Univision Combines Exploitation Film about Immigration with Exploitation Campaign of Trump

By Jerry Kammer on April 19, 2016

An exploitation film is one that seeks to cash in by presenting a sensational and shocking story that plays on deep-seated fears or portrays lurid extremes of human behavior. Some examples are "The Texas Chainsaw Massacre", "Cannibal Holocaust", and just about any movie with Zombie in the title. Another doozie is "Faster, Pussycat! Kill! Kill!", which is described as the story of a trio of sadistic go-go dancers who "break free from the nightclub where they perform and race out to the desert to stir up a little mayhem."

Mayhem in the desert was one of the topics of Sunday's "Al Punto" program on Univision. Host Jorge Ramos introduced "Desierto", a just-released Mexican exploitation film whose marketing strategy features the internationally notorious comments about Mexican immigrants of exploitation presidential candidate Donald Trump.

Ramos presented the movie's trailer, which shows a group of Mexicans crossing an immense, barren desert just north of the U.S. border.

We hear Trump's infamous description of Mexican immigration to the United States as a sinister procession of criminals and rapists that "has got to stop, and it's got to stop fast." As we hear those words, long-distance rifle shots drop one of the migrants, then another. Then we see the rifleman, a grizzled, murderous xenophobic American — ostentatiously named Sam — whose brutalization of the terrified Mexicans propels the story. The trailer ends with the story's moral: "Words are as dangerous as bullets."

This material resonates powerfully with Jorge Ramos. His conviction that racism and xenophobia are the driving forces of opposition to illegal immigration is a central theme of his nightly newscasts. Ramos fixates on reports that confirm his conviction with the obsessiveness of an exploitation film director showing close-ups of bullets tearing into human flesh.

On Sunday, Ramos talked with "Desierto" director Jonas Cuaron and star Gael Garcia Bernal about Trump's repugnant comments about Mexicans.

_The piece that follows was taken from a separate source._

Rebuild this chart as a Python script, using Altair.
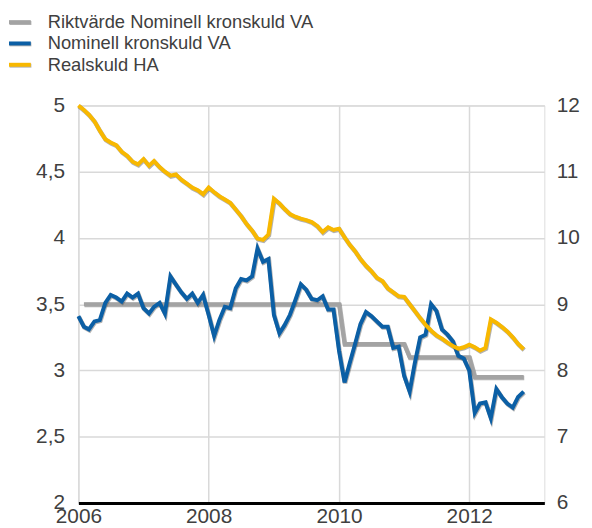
import altair as alt
import pandas as pd

# ---- data (monthly, Jan 2006 - Nov 2012) ----
start_month = "2006-01-01"
n_months = 83

nominell = [3.41, 3.33, 3.31, 3.37, 3.38, 3.51, 3.57, 3.55, 3.52, 3.58, 3.55, 3.58,
            3.47, 3.43, 3.48, 3.51, 3.43, 3.71, 3.65, 3.59, 3.54, 3.58, 3.51, 3.57,
            3.42, 3.26, 3.38, 3.48, 3.47, 3.62, 3.69, 3.68, 3.71, 3.92, 3.82, 3.84,
            3.42, 3.28, 3.34, 3.42, 3.53, 3.65, 3.61, 3.54, 3.53, 3.56, 3.46, 3.46,
            3.15, 2.91, 3.05, 3.20, 3.35, 3.44, 3.41, 3.37, 3.33, 3.33, 3.17, 3.18,
            2.96, 2.84, 3.05, 3.25, 3.27, 3.50, 3.45, 3.31, 3.27, 3.22, 3.11, 3.09,
            3.00, 2.68, 2.75, 2.76, 2.64, 2.86, 2.80, 2.75, 2.72, 2.80, 2.84]

realskuld = [12.0, 11.93, 11.86, 11.76, 11.62, 11.49, 11.44, 11.40, 11.30, 11.24, 11.15, 11.11,
             11.19, 11.09, 11.16, 11.07, 11.00, 10.94, 10.96, 10.88, 10.82, 10.76, 10.72, 10.66,
             10.76, 10.69, 10.63, 10.58, 10.53, 10.43, 10.33, 10.21, 10.11, 9.99, 9.97, 10.05,
             10.59, 10.52, 10.44, 10.36, 10.32, 10.29, 10.27, 10.24, 10.18, 10.09, 10.16, 10.12,
             10.14, 10.01, 9.90, 9.80, 9.68, 9.58, 9.50, 9.40, 9.35, 9.24, 9.18, 9.12,
             9.11, 9.00, 8.90, 8.79, 8.69, 8.60, 8.53, 8.48, 8.42, 8.37, 8.33, 8.35,
             8.39, 8.35, 8.30, 8.34, 8.77, 8.72, 8.66, 8.59, 8.50, 8.40, 8.32]

# Riktvärde: step levels (starts Feb 2006)
riktvarde_start = "2006-02-01"
riktvarde = ([3.5] * 48) + ([3.2] * 12) + ([3.1] * 12) + ([2.95] * 10)

series_names = ["Riktvärde Nominell kronskuld VA", "Nominell kronskuld VA", "Realskuld HA"]
series_colors = ["#a3a3a3", "#0b5fa5", "#f8b800"]

left_ticks = [2, 2.5, 3, 3.5, 4, 4.5, 5]
right_ticks = [6, 7, 8, 9, 10, 11, 12]
year_ticks = [2006, 2008, 2010, 2012]

# ---- tables ----
months = pd.date_range(start_month, periods=n_months, freq="MS")
df_nom = pd.DataFrame({"date": months, "value": nominell})
df_real = pd.DataFrame({"date": months, "value": realskuld})
df_rikt = pd.DataFrame({"date": pd.date_range(riktvarde_start, periods=len(riktvarde), freq="MS"),
                        "value": riktvarde})

FONT = "Liberation Sans"
TXT = "#404040"

x_enc = alt.X("date:T",
              scale=alt.Scale(domain=[alt.DateTime(year=2006, month=1, date=1),
                                      alt.DateTime(year=2013, month=2, date=25)]),
              axis=alt.Axis(values=[alt.DateTime(year=y, month=1, date=1) for y in year_ticks],
                            format="%Y", labelFlush=False, labelOverlap=False,
                            ticks=False, domainColor="#000000", domainWidth=3,
                            grid=True, gridColor="#d9d9d9", gridWidth=1.5,
                            labelFontSize=21, labelColor=TXT, labelPadding=3, labelFont=FONT),
              title=None)

left_axis = alt.Axis(values=left_ticks, labelExpr="replace(toString(datum.value), '.', ',')",
                     grid=True, gridColor="#d9d9d9", gridWidth=1.5, domain=False, ticks=False,
                     labelFontSize=21, labelColor=TXT, labelPadding=14, labelFont=FONT)
right_axis = alt.Axis(values=right_ticks, orient="right", grid=False, domain=False, ticks=False,
                      labelFontSize=21, labelColor=TXT, labelPadding=12, labelFont=FONT)

y_left = alt.Y("value:Q", scale=alt.Scale(domain=[2, 5]), axis=left_axis, title=None)
y_right = alt.Y("value:Q", scale=alt.Scale(domain=[6, 12]), axis=right_axis, title=None)

SHADOW = dict(strokeWidth=4.5, color="#555555", opacity=0.45, xOffset=0.6, yOffset=0.9)


def series_layers(df, y, color):
    sh = alt.Chart(df).mark_line(**SHADOW).encode(x=x_enc, y=y)
    ln = alt.Chart(df).mark_line(strokeWidth=4, color=color).encode(x=x_enc, y=y)
    return [sh, ln]


left_group = alt.layer(*series_layers(df_rikt, y_left, series_colors[0]),
                       *series_layers(df_nom, y_left, series_colors[1]))
right_group = alt.layer(*series_layers(df_real, y_right, series_colors[2]))

# ---- manual legend (positions in pixels relative to the plot area) ----
legend_layers = []
leg_df = pd.DataFrame({"name": series_names})
for i, (name, col) in enumerate(zip(series_names, series_colors)):
    yy = -84 + 21.5 * i
    d = leg_df.iloc[[i]]
    legend_layers.append(alt.Chart(d).mark_rule(strokeWidth=4, color="#555555", opacity=0.45).encode(
        x=alt.value(-69.4), x2=alt.value(-47.4), y=alt.value(yy + 0.9)))
    legend_layers.append(alt.Chart(d).mark_rule(strokeWidth=4, color=col).encode(
        x=alt.value(-70), x2=alt.value(-48), y=alt.value(yy)))
    legend_layers.append(alt.Chart(d).mark_text(align="left", baseline="middle", fontSize=18.5,
                                                color=TXT, font=FONT).encode(
        x=alt.value(-31), y=alt.value(yy), text="name:N"))

chart = alt.layer(
    left_group, right_group, *legend_layers
).resolve_scale(y="independent").properties(
    width=470, height=401,
    autosize=alt.AutoSizeParams(type="none"),
    padding={"left": 71, "top": 96, "right": 40, "bottom": 25},
).configure_view(stroke=None).configure(font=FONT)

chart.save("out.html", embed_options={"renderer": "svg", "actions": False})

Since then, Ramos said, "there are thousands if not millions of North Americans who feel that they have the absolute freedom to be racists." As evidence, he showed another video that Cuaron has made to promote his film. Over scenes of the assault in the desert, Cuaron superimposed comments posted on the Internet by people who cheered the sadistic violence. They called Sam a "hero". They said he was "doing God's work". They said the Border Patrol should be doing the same.

It's sadly fitting that Cuaron would exploit the notorious and malicious excess of Internet comment boards to hype his exploitation of legitimate Mexican fears about the anti-immigrant climate that Trump has legitimized. That is scandal mongering on the cheap and dirty. Cuaron's movie, with its heart-pounding, blood-drenched scenes of sadistic chase and assault is 90 minutes of cheap and dirty. From what I have seen, I'd say it is technically brilliant, thematically empty, and morally nihilistic. Sam, as a stand-in for Uncle Sam, represents all Americans in the world of Cuaron. He makes no more effort to understand legitimate American fears about illegal immigration than does Ramos's newscast.

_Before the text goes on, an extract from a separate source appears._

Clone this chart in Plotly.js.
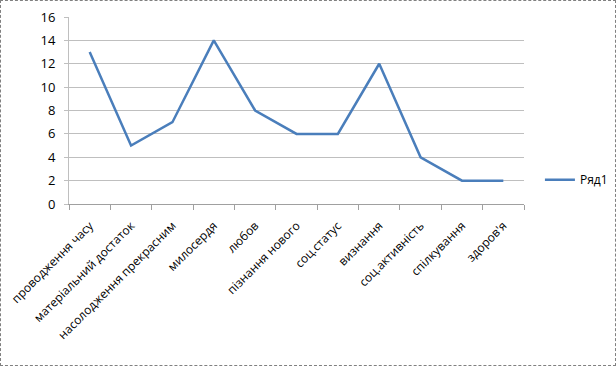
<!DOCTYPE html>
<html><head><meta charset="utf-8">
<script src="https://cdn.plot.ly/plotly-3.0.1.min.js"></script>
<style>html,body{margin:0;padding:0;background:#fff}
#wrap{position:absolute;left:0;top:0;width:616px;height:366px;box-sizing:border-box;border:1px dashed #808080}
#chart{width:614px;height:364px}</style>
</head><body><div id="wrap"><div id="chart"></div></div>
<script>
const categories = ["проводження часу","матеріальний достаток","насолодження прекрасним","милосердя","любов","пізнання нового","соц.статус","визнання","соц.активність","спілкування","здоров'я"];
const values = [13,5,7,14,8,6,6,12,4,2,2];
const seriesName = "Ряд1";
const yTicks = [0,2,4,6,8,10,12,14,16];

Plotly.newPlot('chart',[{
  x: categories, y: values, type:'scatter', mode:'lines', name: seriesName,
  line:{color:'#4A7EBB', width:2.5}
}],{
  width:614, height:364,
  margin:{l:68,r:91,t:16,b:161, autoexpand:false},
  paper_bgcolor:'#fff', plot_bgcolor:'#fff',
  font:{family:'Open Sans, sans-serif', size:12, color:'#000'},
  showlegend:true,
  legend:{x:1.035, y:0.13, xanchor:'left', yanchor:'middle', font:{size:12}, bgcolor:'rgba(0,0,0,0)'},
  xaxis:{type:'category', tickangle:-45, showgrid:false, showline:true, linecolor:'#A0A0A0',
    ticks:'outside', tickson:'boundaries', ticklen:5, tickcolor:'#A0A0A0', range:[-0.5,10.5], zeroline:false,
    tickfont:{size:12}, ticklabelstandoff:9, ticklabelshift:0},
  yaxis:{range:[0,16], tickvals:yTicks, showgrid:true, gridcolor:'#BFBFBF', gridwidth:1,
    showline:true, linecolor:'#BFBFBF', ticks:'outside', ticklen:4, tickcolor:'#BFBFBF', zeroline:false,
    ticklabelstandoff:6, tickfont:{size:13}}
},{displayModeBar:false, staticPlot:true});
</script></body></html>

That is why it was a welcome surprise that Gael Garcia Bernal introduced a note of borderlands reality to Sunday's conversation. He pointed to the mass-murder in 2010 of 193 Mexican and Central American migrants in the Mexican state of Tamaulipas. That mayhem is widely believed to have been the work of smuggling bands that compete viciously for control of the flow of human contraband. That mayhem is only the most shocking example of the brutalization of migrants that is a normal occurrence in Mexico.

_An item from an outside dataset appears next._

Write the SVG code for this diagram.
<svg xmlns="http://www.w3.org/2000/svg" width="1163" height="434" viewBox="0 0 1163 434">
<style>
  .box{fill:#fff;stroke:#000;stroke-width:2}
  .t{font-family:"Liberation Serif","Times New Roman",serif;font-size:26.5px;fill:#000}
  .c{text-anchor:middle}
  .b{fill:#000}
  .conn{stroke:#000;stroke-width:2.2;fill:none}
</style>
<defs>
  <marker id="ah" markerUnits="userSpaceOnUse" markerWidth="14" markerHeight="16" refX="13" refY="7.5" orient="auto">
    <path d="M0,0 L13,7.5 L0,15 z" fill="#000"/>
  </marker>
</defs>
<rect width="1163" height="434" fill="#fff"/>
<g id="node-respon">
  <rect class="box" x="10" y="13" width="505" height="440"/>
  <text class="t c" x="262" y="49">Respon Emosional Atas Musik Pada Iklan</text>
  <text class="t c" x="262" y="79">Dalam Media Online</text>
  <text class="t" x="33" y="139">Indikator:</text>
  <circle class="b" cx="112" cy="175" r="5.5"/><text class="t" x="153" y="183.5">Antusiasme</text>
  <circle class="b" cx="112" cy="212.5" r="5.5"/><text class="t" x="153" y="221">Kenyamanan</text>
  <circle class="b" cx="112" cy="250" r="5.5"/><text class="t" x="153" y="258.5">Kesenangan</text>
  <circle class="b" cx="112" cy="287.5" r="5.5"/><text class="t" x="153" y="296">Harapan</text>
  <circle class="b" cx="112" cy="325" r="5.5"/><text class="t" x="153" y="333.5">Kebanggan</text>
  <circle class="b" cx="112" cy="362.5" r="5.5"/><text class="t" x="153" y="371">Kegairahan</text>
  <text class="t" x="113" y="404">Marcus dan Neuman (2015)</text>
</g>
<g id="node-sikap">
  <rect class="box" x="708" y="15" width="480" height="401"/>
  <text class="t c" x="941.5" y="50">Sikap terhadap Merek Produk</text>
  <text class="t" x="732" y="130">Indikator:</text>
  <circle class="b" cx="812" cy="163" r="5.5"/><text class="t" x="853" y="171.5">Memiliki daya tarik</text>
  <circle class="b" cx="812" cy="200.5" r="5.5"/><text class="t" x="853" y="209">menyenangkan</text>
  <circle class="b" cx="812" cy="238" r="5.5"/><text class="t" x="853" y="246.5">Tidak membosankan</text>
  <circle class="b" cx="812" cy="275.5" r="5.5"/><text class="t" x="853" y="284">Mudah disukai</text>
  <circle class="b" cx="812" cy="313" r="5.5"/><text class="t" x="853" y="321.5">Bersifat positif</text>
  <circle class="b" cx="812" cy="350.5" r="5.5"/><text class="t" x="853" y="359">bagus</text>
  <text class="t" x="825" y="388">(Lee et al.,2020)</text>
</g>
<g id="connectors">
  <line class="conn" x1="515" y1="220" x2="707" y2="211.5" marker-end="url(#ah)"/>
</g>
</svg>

Citing that violence, Bernal said Desierto is not just a story about a fictitious rampage in the United States. He said it is part of the story of the hostility toward migrants that has erupted in other parts of the world. But he insisted that, "We as Mexicans have the obligation first to see what is happening in our country."

Cuaron who, along with his Oscar-winning father Alfonso, wrote the screenplay for the remarkable hit movie "Gravity", is obviously a talented film-maker. I look forward to the day when he applies that talent to a serious study of the most important issue of Mexican-American relations.